Page 1 of 1

Going from 3 deep to 2 deep

Posted: April 7th, 2017, 8:55 pm
by BDT123
So, my successful over-wintered hive is a 3 Deep. It is still wrapped, not insulated. Huge amounts of Aspen and willow pollen coming in this past week, lots of wax cappings showing up at bottom reduced entrance.
I want to split this hive at end of April, it's too big to manage as a three deep.
My concern is that I will find brood in all 3 boxes. Should I stress over this or just wait to see what the situation really is?
If brood in all 3 boxes, should I just shake all of top bees down, put in Queen excluder, put top box back on, then after nurses move up, move to new spot. Add new queen 2 days later?
Advice on options are all welcome. I know there are many.
In November top box was 10 frames of honey. Bees using top entrance hugely to bring in pollen now.

Re: Going from 3 deep to 2 deep

Posted: April 7th, 2017, 8:59 pm
by BDT123
I should add, I have drawn comb and honey frames from my February dead-out. Resources for expansion. Making lemonade when life handed me lemons, I hope😬

Re: Going from 3 deep to 2 deep

Posted: April 7th, 2017, 10:09 pm
by Countryboy
It depends on what your goals are, and how you intend to split.

Are you trying for maximum honey production? Are you just wanting more hives?
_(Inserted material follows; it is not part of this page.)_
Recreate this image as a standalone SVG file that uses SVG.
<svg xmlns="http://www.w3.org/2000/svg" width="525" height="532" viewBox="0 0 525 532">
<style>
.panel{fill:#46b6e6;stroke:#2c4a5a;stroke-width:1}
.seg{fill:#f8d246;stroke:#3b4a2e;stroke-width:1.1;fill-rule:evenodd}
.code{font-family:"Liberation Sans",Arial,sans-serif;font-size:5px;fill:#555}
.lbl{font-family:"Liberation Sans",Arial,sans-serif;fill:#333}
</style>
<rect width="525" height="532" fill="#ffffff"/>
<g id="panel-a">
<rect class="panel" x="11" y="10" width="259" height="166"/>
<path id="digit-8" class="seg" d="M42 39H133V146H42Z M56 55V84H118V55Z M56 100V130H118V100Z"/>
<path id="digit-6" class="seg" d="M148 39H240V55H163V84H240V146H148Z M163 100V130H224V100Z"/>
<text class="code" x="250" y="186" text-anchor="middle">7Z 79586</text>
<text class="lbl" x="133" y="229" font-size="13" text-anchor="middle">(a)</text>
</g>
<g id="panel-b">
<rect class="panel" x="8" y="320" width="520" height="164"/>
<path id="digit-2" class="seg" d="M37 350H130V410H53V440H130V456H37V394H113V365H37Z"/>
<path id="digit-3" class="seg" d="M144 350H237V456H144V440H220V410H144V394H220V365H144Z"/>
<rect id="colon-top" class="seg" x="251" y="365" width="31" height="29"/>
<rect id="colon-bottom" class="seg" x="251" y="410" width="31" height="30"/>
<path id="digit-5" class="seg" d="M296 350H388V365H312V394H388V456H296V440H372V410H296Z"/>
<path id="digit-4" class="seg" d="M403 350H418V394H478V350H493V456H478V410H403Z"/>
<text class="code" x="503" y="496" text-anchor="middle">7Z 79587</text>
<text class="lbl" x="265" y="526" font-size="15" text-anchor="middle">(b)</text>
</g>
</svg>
Are you buying a mated queen to introduce, or are you going to allow the bees to raise their own new queen?

Personally, if I were in your shoes, the easiest thing would be to wait until you had drones, and then do a walkaway split. Simply make sure there were eggs in both halves and place the two splits side by side. (Or if you find the queen, move the box with the queen to a new location in the beeyard, and leave the weaker half of the split in the old location to collect all the foragers.)

If you are introducing a mated queen, your method of putting in a queen excluder for 4 or 5 days, and then giving the queenless half the new queen will work just fine.

There's tons of different ways to do this, and all of them will work just fine.

Of course, if maximum honey production was your goal, I would make 3 splits of equal strength, and introduce 2 mated queens to the 2 queenless splits. I would put a queen excluder on each single with supers above. At the end of the season, they could be combined back together for wintering, or could be overwintered individually.

Re: Going from 3 deep to 2 deep

Posted: April 10th, 2017, 6:55 pm
by BDT123
CB, thank you for the reply. I am torn between wanting honey and more bees. I was hoping for some happy medium. Leave the big hive strong enough to max out the main flow (we get two, most years I understand)
and have a new colony that builds up enough to overwinter.
Now you have me thinking hard about your last idea, a triple split. That would work great!